Watch our iPhone 3G video review below
But there is a dark side to the iPhone: activation requires signing up for an expensive 18-month service plan with O2, the UK’s largest mobile service provider. Unlike most mobile phone deals you need to pay £269 for the phone as well as a top-tier monthly contract, and there is no mention of an upgrade offer when the contract finishes. To add insult to injury the 18-month contract may well outlast the usefulness of the sealed-in battery.
The contract starts at £35 per month, so the overall cost of the iPhone will be a minimum £899. For this you get a piffling 200 minutes and 200 texts per month. Although unlimited data access for the internet with no usage restriction is included in this price. To put this in comparison, Vodafone offers ‘unlimited’ internet for £7.50 on top of your regular contract (but with a 120MB cap).
Considering the market rate for full internet is £7.50 per month, the remaining £27.50 for 200 texts and 200 mins is a remarkably poor deal. Part of Apple’s problem may well be that there is so much competition in the UK market. Customers are used to being offered superb deals: free phones, unlimited calls to friends and family, ludicrously high text allowances, first three months half-price deals; even cashback deals where companies pay you to take out a contract on a phone. One of our friends curtly pointed out that the only way he’d spend £269 on a mobile phone was if it had £300 in cash taped to it.

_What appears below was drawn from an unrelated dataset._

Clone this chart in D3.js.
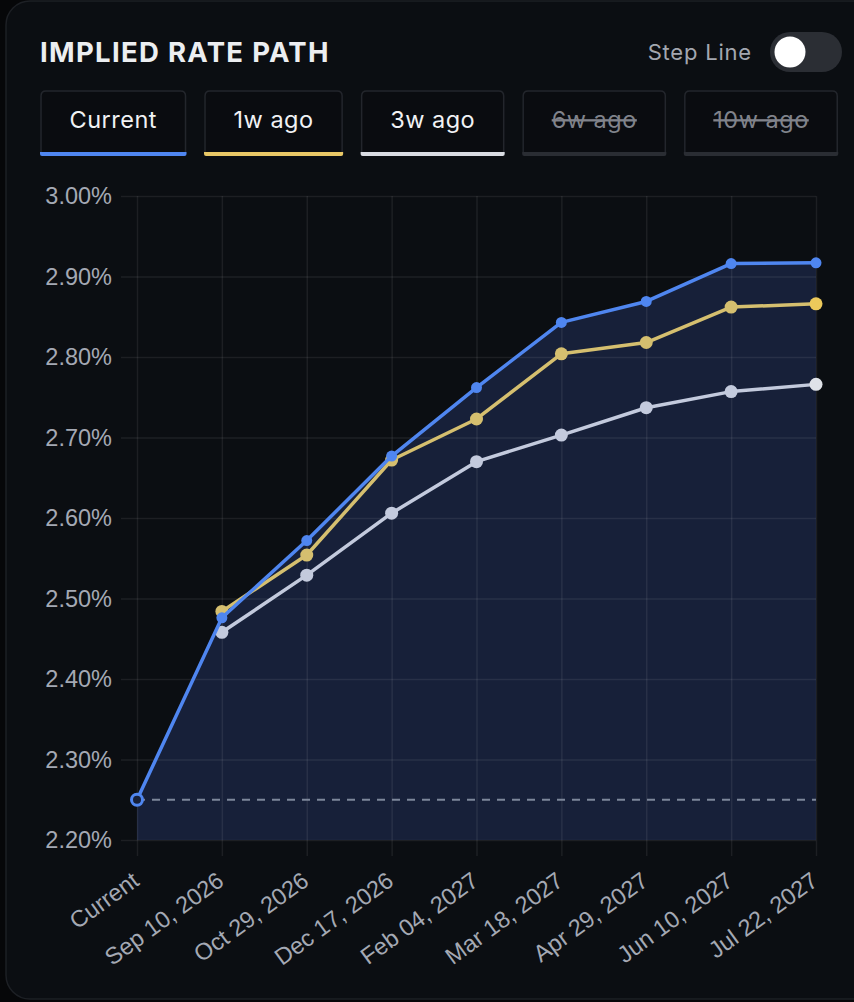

When pricing up the competition in Carphone Warehouse we certainly didn’t have to look too far to find a better investment. Frankly, you could walk into any store in the UK, point randomly at any phone and get a better deal than the one Apple and O2 are offering.
As well as laying down the £269 in the store, you may be asked to pay £100 to O2 as a deposit. Plus you must pay two months of the contract, so you may well end up paying £439 in the first month of owning this phone. Compared to the usual deal of paying, well,‘nothing’, this may be asking too much of the UK public.